A Four-Variable First-Order Shear Deformation Theory Considering the Variation of In-plane Rotation of Functionally Graded Plates

• Published in: International journal of steel structures Vol. 18; no. 4; pp. 1265 - 1283
• Main Authors: Park, Minwo, Choi, Dong-Ho
• Format: Journal Article
• Language: English
• Published: Seoul Korean Society of Steel Construction 01.11.2018; Springer Nature B.V; 한국강구조학회
• Subjects: Boundary conditions; Civil Engineering; Comparative studies; Engineering; Functionally gradient materials; Materials Science; Mathematical analysis; Predictions; Production methods; Rectangular plates; Rotation; Shear deformation; Solid Mechanics; Variables; 토목공학; First-order shear deformation theory; In-plane rotation; Analytical solution; Functionally graded material; Plate
• ISSN: 1598-2351; 2093-6311
• DOI: 10.1007/s13296-018-0107-x

This paper presents a four-variable first-order shear deformation theory considering in-plane rotation of functionally graded plates.

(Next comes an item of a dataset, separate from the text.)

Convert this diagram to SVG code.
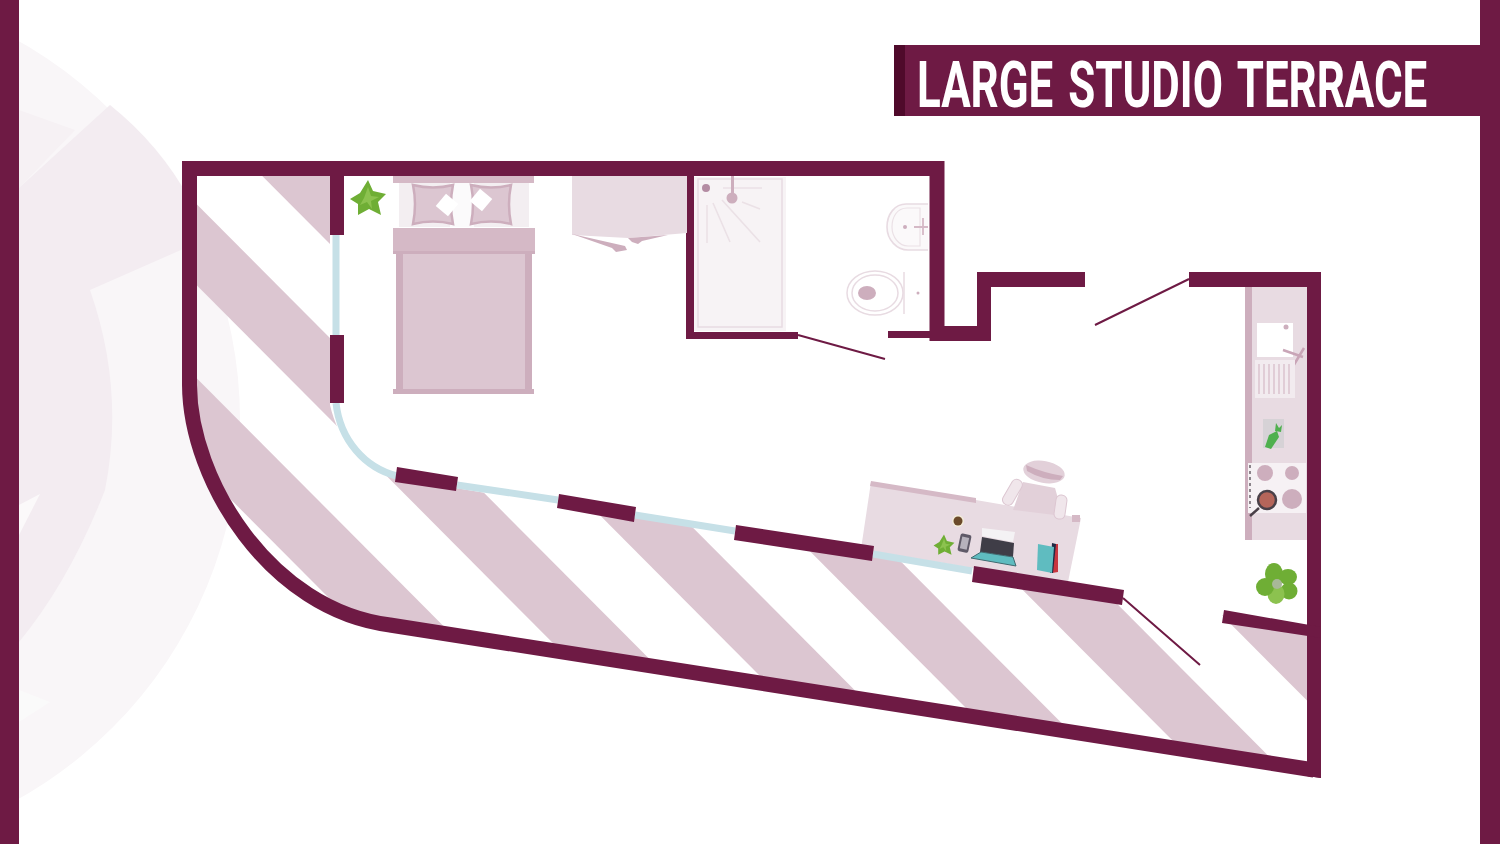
<svg xmlns="http://www.w3.org/2000/svg" width="1500" height="844" viewBox="0 0 1500 844">
<style>
.wall{fill:#6e1a44}
.ws{fill:none;stroke:#6e1a44;stroke-width:15}
.thin{fill:none;stroke:#6e1a44;stroke-width:2}
.glass{fill:none;stroke:#c6e0e7;stroke-width:7}
.band{fill:#dcc6d1}
.pale{fill:#e8dbe2}
.mid{fill:#d5b9c6}
.deep{fill:#cdaebd}
.fix{fill:none;stroke:#ebe1e6;stroke-width:1.6}
.leaf{fill:#6fae35}
.leafd{fill:#8cc24f}
.pillow{fill:#dcc6d1;stroke:#cdaebd;stroke-width:2.5}
</style>
<defs>
<clipPath id="terrace"><path d="M197,176H330V405C338,440 360,468 395,478L1123,598L1307,630V770L390,625C270,610 190,480 190,385Z"/></clipPath>
<g id="plant"><path class="leaf" d="M0,-18L5,-7L18,-4L10,4L13,17L1,11L-10,17L-10,6L-18,1L-8,-5Z"/><path class="leafd" d="M0,-11L3,-2L11,-1L3,3L4,11L-1,4L-8,7L-4,0Z"/></g>
<g id="clover">
<ellipse class="leaf" cx="-3" cy="-10" rx="9" ry="11"/>
<ellipse class="leaf" cx="11" cy="-7" rx="9" ry="8"/>
<ellipse class="leaf" cx="12" cy="7" rx="8.5" ry="8.5"/>
<ellipse class="leafd" cx="-1" cy="10" rx="8.5" ry="10"/>
<ellipse class="leaf" cx="-12" cy="3" rx="9" ry="9"/>
<circle cx="0" cy="0" r="5" fill="#a8b898"/>
</g>
</defs>
<rect width="1500" height="844" fill="#fff"/>
<g id="background">
<circle cx="-195" cy="420" r="435" fill="#f9f6f8"/>
<path d="M19,110L75,130L19,188Z" fill="#f6f1f4"/>
<path d="M19,188L110,105Q160,145 190,200V246L90,290Q125,390 105,490Q70,580 19,642Z" fill="#f3ecf1"/>
<path d="M19,505L40,494L19,535Z" fill="#fbf9fa"/>
<path d="M19,690L50,702L19,722Z" fill="#fafafa"/>
<rect x="0" y="0" width="19" height="844" class="wall"/>
<rect x="1480" y="0" width="20" height="844" class="wall"/>
</g>
<g id="terrace-stripes" clip-path="url(#terrace)">
<path class="band" d="M100,107L1400,1413V1494L100,188Z"/>
<path class="band" d="M100,281L1400,1587V1674L100,368Z"/>
<path class="band" d="M100,-68L1400,1238V1319L100,13Z"/>
<path class="band" d="M100,-243L1400,1063V1144L100,-162Z"/>
<path class="band" d="M100,-418L1400,888V969L100,-337Z"/>
<path class="band" d="M100,-593L1400,713V794L100,-512Z"/>
</g>
<g id="desk">
<path class="pale" d="M871,482L1081,518L1068,582L972,568L861,549Z"/>
<path class="mid" d="M871,481L976,498V503L870,486Z"/>
<rect class="mid" x="1072" y="515" width="8" height="7"/>
</g>
<g id="connectors">
<path class="thin" d="M798,335L885,359M1095,325L1189,279M1123,598L1200,665"/>
</g>
<g id="walls">
<path class="glass" d="M336,235V335M336,403C340,440 365,468 397,476M457,485L558,500M635,515L735,531M873,554L972,571"/>
<path class="ws" d="M189.5,161V385C190,480 270,610 390,625L1314,770"/>
<path class="wall" d="M1307,761L1321,763V778L1307,776Z"/>
<path class="ws" d="M182,168.5H937V341"/>
<rect class="wall" x="330" y="176" width="14" height="59"/>
<rect class="wall" x="330" y="335" width="14" height="68"/>
<path class="wall" d="M397,467L458,477L456,491L395,482ZM559,494L636,507L634,522L557,508ZM736,525L874,546L872,561L734,540ZM974,566L1124,590L1122,605L972,582Z"/>
<rect class="wall" x="686" y="176" width="8" height="163"/>
<rect class="wall" x="686" y="332" width="112" height="7"/>
<rect class="wall" x="888" y="331" width="44" height="7"/>
<path class="wall" d="M930,326H977V272H1085V287H991V341H930Z"/>
<path class="wall" d="M1189,272H1321V778L1307,776V287H1189Z"/>
<path class="wall" d="M1224,610L1321,627V638L1222,623Z"/>
</g>
<g id="bed">
<rect class="mid" x="393" y="176" width="141" height="7"/>
<rect x="399" y="183" width="130" height="44" fill="#f3eef1"/>
<rect x="450" y="183" width="24" height="44" fill="#fbfafb"/>
<path class="pillow" d="M413,185Q433,190 453,185Q449,204 453,224Q433,219 413,224Q417,204 413,185Z"/>
<path class="pillow" d="M471,185Q491,190 511,185Q507,204 511,224Q491,219 471,224Q475,204 471,185Z"/>
<rect x="439" y="197" width="16" height="16" fill="#fff" transform="rotate(40 447 205)"/>
<rect x="473" y="192" width="16" height="16" fill="#fff" transform="rotate(40 481 200)"/>
<rect class="mid" x="393" y="228" width="142" height="26"/>
<rect class="deep" x="393" y="251" width="142" height="3"/>
<rect class="deep" x="396" y="254" width="136" height="137"/>
<rect class="band" x="403" y="254" width="122" height="135"/>
<rect class="deep" x="393" y="389" width="141" height="5"/>
</g>
<g id="plant-bedroom"><use href="#plant" transform="translate(368,198)"/></g>
<g id="wardrobe">
<path class="pale" d="M572,176H687V233L628,238L572,235Z"/>
<path class="deep" d="M572,234L625,246L627,250L616,252L612,248ZM628,238L668,235L642,241L638,244L632,242Z"/>
</g>
<g id="shower">
<rect x="694" y="177" width="92" height="154" fill="#f7f3f5"/>
<rect x="698" y="179" width="84" height="148" fill="none" stroke="#e8dbe2" stroke-width="1.5"/>
<path class="fix" d="M707,205V243M713,203L730,242M722,200L760,242M742,202L760,209M723,188H762"/>
<rect class="deep" x="731" y="176" width="3" height="20"/>
<circle class="deep" cx="732" cy="198" r="5.5"/>
<circle cx="706" cy="188" r="4" fill="#b48ca3"/>
</g>
<g id="sink">
<path d="M928,204H906C895,204 887,214 887,227C887,240 897,250 908,250H928" fill="#fbf9fa" stroke="#e8dbe2" stroke-width="1.6"/>
<path d="M920,208H907C897,208 892,217 892,227C892,237 899,246 908,246H920Z" fill="#fbf9fa" stroke="#ebe1e6" stroke-width="1.2"/>
<circle class="deep" cx="905" cy="227" r="2"/>
<path d="M914,227H928M923,218V235" fill="none" stroke="#d5b9c6" stroke-width="1.8"/>
</g>
<g id="toilet">
<ellipse cx="875" cy="293" rx="28" ry="22" fill="#fff" stroke="#e8dbe2" stroke-width="1.5"/>
<ellipse cx="875" cy="293" rx="23" ry="18" fill="#fff" stroke="#e8dbe2" stroke-width="1.5"/>
<ellipse class="deep" cx="867" cy="293" rx="9" ry="7"/>
<path d="M904,272V314" fill="none" stroke="#e8dbe2" stroke-width="1.5"/>
<circle class="deep" cx="918" cy="293" r="1.5"/>
</g>
<g id="chair">
<path d="M1023,482L1055,488L1063,516L1013,510Z" fill="#e2d0d9"/>
<rect x="1007" y="478" width="11" height="28" rx="5" fill="#f0e6eb" stroke="#dcc6d1" transform="rotate(30 1012 492)"/>
<rect x="1055" y="495" width="11" height="24" rx="5" fill="#f0e6eb" stroke="#dcc6d1" transform="rotate(8 1060 507)"/>
<ellipse cx="1044" cy="472" rx="21" ry="11" fill="#e2d0d9" transform="rotate(10 1044 472)"/>
<path d="M1026,465Q1044,473 1063,476L1060,480Q1042,480 1027,471Z" class="deep"/>
</g>
<g id="desk-items">
<circle cx="958" cy="521" r="6" fill="#f3ecd9"/>
<circle cx="958" cy="521" r="4.5" fill="#6b4a2a"/>
<use href="#plant" transform="translate(944,545) scale(.58)"/>
<rect x="959" y="534" width="11" height="18" rx="2" fill="#5f5a68" transform="rotate(12 964 543)"/>
<rect x="961" y="537" width="7" height="12" fill="#b6b2bc" transform="rotate(12 964 543)"/>
<path d="M982,528L1015,532L1013,542L982,536Z" fill="#f4f2f4"/>
<path d="M982,537L1014,543L1013,557L980,552Z" fill="#3f3d47"/>
<path d="M981,552L1013,557L1016,566L971,558Z" fill="#5fbcc0" stroke="#3f6a70" stroke-width="1"/>
<path d="M1054,544L1058,544L1058,572L1052,573Z" fill="#c8363f"/>
<path d="M1052,543L1056,544L1053,573L1050,573Z" fill="#1f2a44"/>
<path d="M1038,544L1054,547L1052,573L1037,570Z" fill="#5fbcc0"/>
</g>
<g id="kitchen">
<rect class="pale" x="1245" y="287" width="62" height="253"/>
<rect class="deep" x="1245" y="287" width="7" height="253"/>
<rect x="1257" y="323" width="36" height="34" fill="#fff"/>
<circle class="deep" cx="1286" cy="327" r="2.5"/>
<path d="M1283,350L1303,357M1292,368L1304,348" fill="none" stroke="#c9a5b7" stroke-width="2.5"/>
<rect x="1255" y="360" width="40" height="38" fill="#f2ebef"/>
<path d="M1259,364V394M1264,364V394M1269,364V394M1274,364V394M1279,364V394M1284,364V394M1289,364V394" fill="none" stroke="#d5b9c6" stroke-width="1.2"/>
<rect x="1263" y="419" width="21" height="29" fill="#d6d2d6"/>
<path d="M1265,447L1269,435L1277,431L1279,437L1271,449Z" fill="#4fb04e"/>
<path d="M1275,431L1276,423L1279,428L1282,425L1281,432Z" fill="#4fb04e"/>
<rect x="1248" y="463" width="58" height="50" fill="#f6f1f4"/>
<circle class="deep" cx="1265" cy="473" r="8"/>
<circle class="deep" cx="1292" cy="473" r="7"/>
<circle class="deep" cx="1292" cy="499" r="10"/>
<path d="M1259,508L1250,516" stroke="#4a4048" stroke-width="2.5" fill="none"/>
<circle cx="1267" cy="500" r="9" fill="#b5655a" stroke="#4a4048" stroke-width="2.5"/>
<path d="M1250,465V508" stroke="#6a6068" stroke-width="1.5" stroke-dasharray="3 3" fill="none"/>
</g>
<g id="plant-kitchen"><use href="#clover" transform="translate(1277,584)"/></g>
<g id="title">
<rect class="wall" x="894" y="45" width="606" height="71"/>
<rect x="894" y="45" width="11" height="71" fill="#4f0a2b"/>
<text transform="translate(917,107) scale(.7,1)" x="0" y="0" font-family="Roboto, 'Liberation Sans', sans-serif" font-weight="700" font-size="65" word-spacing="6" fill="#fff" textLength="729" lengthAdjust="spacingAndGlyphs">LARGE STUDIO TERRACE</text>
</g>
</svg>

In recent studies, a simple first-order shear deformation theory was developed and extended to functionally graded plates. It has only four variables, separating the deflection into bending and shear parts, while the conventional first-order shear deformation theory has five variables. However, this simple first-order shear deformation theory only provides good predictions for simply supported plates since it does not consider in-plane rotation varying through the thickness of the plates. The present theory also has four variables, but considers the variation of in-plane rotation such that it is able to correctly predict the responses of the plates with any boundary conditions. Analytical solutions are obtained for rectangular plates with various boundary conditions. Comparative studies demonstrate the effects of in-plane rotation and the accuracy of the present theory in predicting the responses of functionally graded plates.